Foreign policy is one area that is not easily divided between left and right wings. At one extreme are those who believe foreign policy should have very limited goals – the protection of core national interests. At the other extreme are those who believe foreign policy is an opportunity to spread a national philosophy internationally (or perhaps enhance national power, money and glory ). Somewhere in the middle are those who believe that humanitarian interventions join core national interests as legitimate reasons to act internationally.
Each of these approaches has its challenges. Ideologies cannot easily be spread through imposition or even the support of revolutions against competing ideologies. Countries that have successfully transitioned through revolutions tend to have had pre-existing social infrastructures that were in line with the political system they shifted to. Those without those structures either returned to their prior paths or devolved into civil war and chaos.
Those who would support only core national interests all too often abandon those in need to massively destructive forces. This sort of approach gives an open checkbook to killers. Long-term their ideologies tend to metastasize and pose significant threats to others. By that point, however, the cost of intervention is far higher.
Finally, those who intervene for humanitarian reasons often find their intervention is counter-productive. Like entitlements, these sorts of rescues can prolong and even encourage social and political sickness in the societies being helped. It enables those societies to have a free pass instead of forcing them to confront their core problems.
The Potentialist Party believes that foreign policy should defend core national interests. But obligations extend beyond that core in a number of ways.
First, wherever possible cities of refuge should be established – to allow the innocent victims of conflict to flee. The cities would have laws that embody the Potentialist platform, with a single core difference: The cities would be administered – without normal political freedoms – by the nation that establishes them. The people who are fleeing are fleeing broken societies and political systems – they need practice in a functioning society before they can govern one. Hong Kong was such a city of refuge.
Second, the Potentialist society is obligated to spread its philosophy in order to help others achieve their potential. Specifically, there is an obligation to attack those regimes that actively reduce human potential. There are many methods to accomplish this. Among them: university exchange programs, ideological attacks (including mockery), education programs and even the cities of refuge themselves – where people from the troubled culture can build something stronger and then reinject it into their prior society.
Third, if there is a society which already embodies the Potentialist social and legal scheme, then limited military force would be supported to free it from tyrannical governance or prevent its domination by an aggressive neighbor.
Fourth, the Potentialist Party would support the defense of allies. Ultimately, human potential is built on relationships.

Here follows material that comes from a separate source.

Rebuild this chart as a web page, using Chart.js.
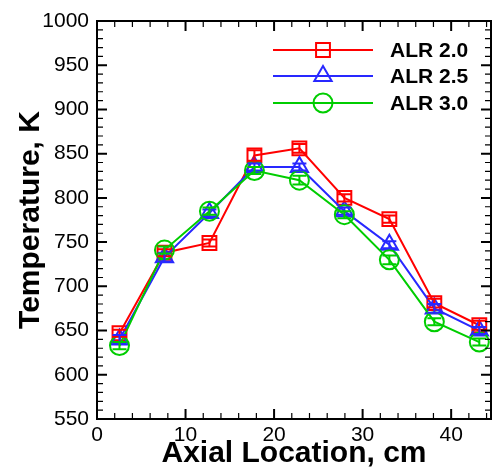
<!DOCTYPE html>
<html lang="en">
<head>
  <meta charset="UTF-8" />
  <title>Temperature vs Axial Location</title>
  <script src="https://cdn.jsdelivr.net/npm/chart.js"></script>
  <style>
    html, body { margin: 0; padding: 0; background: #fff; }
    canvas { display: block; }
  </style>
</head>
<body>
  <canvas id="chart" width="493" height="472"></canvas>

  <script>
    // measurement stations along the axis (cm)
    const axialLocation = [2.54, 7.62, 12.7, 17.78, 22.86, 27.94, 33.02, 38.1, 43.18];

    // temperatures (K) for each ALR
    const alr20 = [647, 738, 749, 848, 856, 800, 776, 681, 656];
    const alr25 = [640, 733, 783, 835, 835, 785, 747, 675, 650];
    const alr30 = [633, 741, 785, 831, 820, 781, 730, 660, 637];

    // half-width of the error bars (K)
    const err20 = [4, 4, 4, 6, 5, 4, 4, 5, 5];
    const err25 = [5, 5, 4, 4, 4, 4, 4, 5, 4];
    const err30 = [4, 4, 4, 4, 5, 4, 5, 4, 4];

    const seriesNames = ['ALR 2.0', 'ALR 2.5', 'ALR 3.0'];

    const FONT = "'Liberation Sans', Arial, sans-serif";
    const RED = 'rgb(255,0,0)';
    const BLUE = 'rgb(40,40,255)';
    const GREEN = 'rgb(0,205,0)';

    function pts(ys) {
      return ys.map((y, i) => ({ x: axialLocation[i], y: y }));
    }

    // same shapes as chart.js point styles, for the legend
    function drawMarker(ctx, style, x, y, r) {
      ctx.beginPath();
      if (style === 'rect') {
        const s = Math.SQRT1_2 * r;
        ctx.rect(x - s, y - s, 2 * s, 2 * s);
      } else if (style === 'triangle') {
        let rad = 0;
        ctx.moveTo(x + Math.sin(rad) * r, y - Math.cos(rad) * r);
        rad += 2 * Math.PI / 3;
        ctx.lineTo(x + Math.sin(rad) * r, y - Math.cos(rad) * r);
        rad += 2 * Math.PI / 3;
        ctx.lineTo(x + Math.sin(rad) * r, y - Math.cos(rad) * r);
        ctx.closePath();
      } else {
        ctx.arc(x, y, r, 0, Math.PI * 2);
      }
      ctx.stroke();
    }

    const errorBars = {
      id: 'errorBars',
      afterDatasetsDraw(chart) {
        const ctx = chart.ctx;
        const xs = chart.scales.x, ys = chart.scales.y;
        ctx.save();
        chart.data.datasets.forEach(ds => {
          ctx.strokeStyle = ds.borderColor;
          ctx.lineWidth = 2;
          ds.data.forEach((p, i) => {
            const e = ds.errors[i];
            const px = xs.getPixelForValue(p.x);
            const top = ys.getPixelForValue(p.y + e);
            const bot = ys.getPixelForValue(p.y - e);
            ctx.beginPath();
            ctx.moveTo(px, top); ctx.lineTo(px, bot);
            ctx.moveTo(px - 7, top); ctx.lineTo(px + 7, top);
            ctx.moveTo(px - 7, bot); ctx.lineTo(px + 7, bot);
            ctx.stroke();
          });
        });
        ctx.restore();
      }
    };

    // box around the plot with inward major/minor ticks on all sides
    const frameTicks = {
      id: 'frameTicks',
      afterDraw(chart) {
        const ctx = chart.ctx;
        const a = chart.chartArea;
        const xs = chart.scales.x, ys = chart.scales.y;
        ctx.save();
        ctx.strokeStyle = '#000';

        for (let v = 0; v <= xs.max + 1e-6; v += 2) {
          const px = xs.getPixelForValue(v);
          const major = v % 10 === 0;
          const len = major ? 10 : 6;
          ctx.lineWidth = major ? 2 : 1.2;
          ctx.beginPath();
          ctx.moveTo(px, a.bottom); ctx.lineTo(px, a.bottom - len);
          ctx.moveTo(px, a.top); ctx.lineTo(px, a.top + len);
          ctx.stroke();
        }
        for (let v = ys.min; v <= ys.max + 1e-6; v += 10) {
          const py = ys.getPixelForValue(v);
          const major = v % 50 === 0;
          const len = major ? 10 : 6;
          ctx.lineWidth = major ? 2 : 1.2;
          ctx.beginPath();
          ctx.moveTo(a.left, py); ctx.lineTo(a.left + len, py);
          ctx.moveTo(a.right, py); ctx.lineTo(a.right - len, py);
          ctx.stroke();
        }

        ctx.lineWidth = 2;
        ctx.strokeRect(a.left, a.top, a.right - a.left, a.bottom - a.top);
        ctx.restore();
      }
    };

    const lineLegend = {
      id: 'lineLegend',
      afterDraw(chart) {
        const ctx = chart.ctx;
        ctx.save();
        ctx.font = 'bold 21px ' + FONT;
        ctx.textBaseline = 'middle';
        ctx.textAlign = 'left';
        const rows = [50, 76, 103];
        seriesNames.forEach((name, k) => {
          const ds = chart.data.datasets.find(d => d.label === name);
          const y = rows[k];
          ctx.strokeStyle = ds.borderColor;
          ctx.lineWidth = 2;
          ctx.beginPath();
          ctx.moveTo(273, y); ctx.lineTo(373, y);
          ctx.stroke();
          drawMarker(ctx, ds.pointStyle, 323, y, ds.pointRadius);
          ctx.fillStyle = '#000';
          ctx.fillText(name, 390, y + 1);
        });
        ctx.restore();
      }
    };

    const ctx = document.getElementById('chart').getContext('2d');
    new Chart(ctx, {
      type: 'line',
      data: {
        datasets: [
          { label: 'ALR 2.0', data: pts(alr20), errors: err20, borderColor: RED,
            pointStyle: 'rect', pointRadius: 9.8, order: 3 },
          { label: 'ALR 2.5', data: pts(alr25), errors: err25, borderColor: BLUE,
            pointStyle: 'triangle', pointRadius: 10, order: 2 },
          { label: 'ALR 3.0', data: pts(alr30), errors: err30, borderColor: GREEN,
            pointStyle: 'circle', pointRadius: 9.5, order: 1 }
        ].map(d => Object.assign(d, {
          backgroundColor: 'rgba(0,0,0,0)',
          pointBackgroundColor: 'rgba(0,0,0,0)',
          pointBorderColor: d.borderColor,
          pointBorderWidth: 2,
          borderWidth: 2,
          tension: 0,
          fill: false
        }))
      },
      options: {
        responsive: false,
        animation: false,
        layout: {
          autoPadding: false,
          padding: { top: 21, right: 2, left: 0, bottom: 0 }
        },
        plugins: {
          legend: { display: false },
          tooltip: { enabled: false }
        },
        scales: {
          x: {
            type: 'linear',
            min: 0,
            max: 44.5,
            afterFit(scale) {
              scale.height = 53;
              scale.paddingLeft = 0;
              scale.paddingRight = 0;
            },
            grid: { display: false, drawTicks: false },
            border: { display: false },
            ticks: {
              stepSize: 10,
              includeBounds: false,
              autoSkip: false,
              maxRotation: 0,
              padding: 4,
              color: '#000',
              font: { family: FONT, size: 21 },
              callback: v => String(v)
            },
            title: {
              display: true,
              text: 'Axial Location, cm',
              color: '#000',
              font: { family: FONT, size: 30, weight: 'bold' },
              padding: { top: 0, bottom: 0 }
            }
          },
          y: {
            min: 550,
            max: 1000,
            afterFit(scale) { scale.width = 97; },
            grid: { display: false, drawTicks: false },
            border: { display: false },
            ticks: {
              stepSize: 50,
              padding: 8,
              color: '#000',
              font: { family: FONT, size: 21 },
              callback: v => String(v)
            },
            title: {
              display: true,
              text: 'Temperature, K',
              color: '#000',
              font: { family: FONT, size: 30, weight: 'bold' },
              padding: { top: 13, bottom: 0 }
            }
          }
        }
      },
      plugins: [errorBars, frameTicks, lineLegend]
    });
  </script>
</body>
</html>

Abandoning national relationships would undermine the fabric necessary for international order. The failure of that order would severely damage efforts to realize human potential as well as national interests. However, allies must be chosen carefully. Ideally those allies would substantially share the Potentialist ideology (even if not this specific platform). Societies which embody this ideology (and there are many) don’t war with one another. War wastes too much potential.
Fifth, sanctions would not be supported, they have never worked except as a lead-in to (or element of) full military intervention. They punish civil society without changing regimes.
Finally, the Potentialist Party realizes that almost nothing is more destructive than actual armed conflict. Certain steps must be taken to reduce the possibility of such conflicts.
A Potentialist Nation must adhere to particular traits to ensure their involvement in military conflict is minimal. Among them: pleasure, money and military glory cannot be considered legitimate reasons for war; external borders must be respected; there must be a commitment to resolving disputes through procedure. If these guidelines are followed, wars that do come will be initiated by others who do not share these moral constraints.
In order to minimize those conflicts, the Potentialist Party supports a powerful military response. Those who attack a society that upholds these values must be made an example of. A strong military, and its application, will dissuade others who are motivated by money, pleasure or glory from attack. It will reinforce the value of borders and the commitment to procedural dispute resolution.
When faced with something like the Syrian civil war, the Potentialist Party would recommend:
- Establishing a city of refuge along a border area.
- Providing military support to Kurdish and other possibly self-governing areas that demonstrate an existing social attachment to a creative and protective society.
- Applying relentless propaganda to undermine the IS and Assad camps as well as their foreign sponsors.
- Defending long-time allies (which differ based on which country is acting).
Prior to World War II, the protocol would have recommended for the United States:
- Establishing a city of refuge along a border area.
- Providing military support to neighboring states that demonstrated an existing social attachment to the creative and protective society.
- Applying relentless propaganda to undermine the Nazi camps as well as their foreign sponsors.
- Defending long-time allies such as the U.K.
Obviously, once full-scale conflicts erupt, the recommended course of action will change in line with the above guidelines.
If we are willing to intervene early, in a clear fashion dedicated to preserving human potential, we can thread the line between watching slaughter and engaging in full-scale conflicts to help the victims of evil.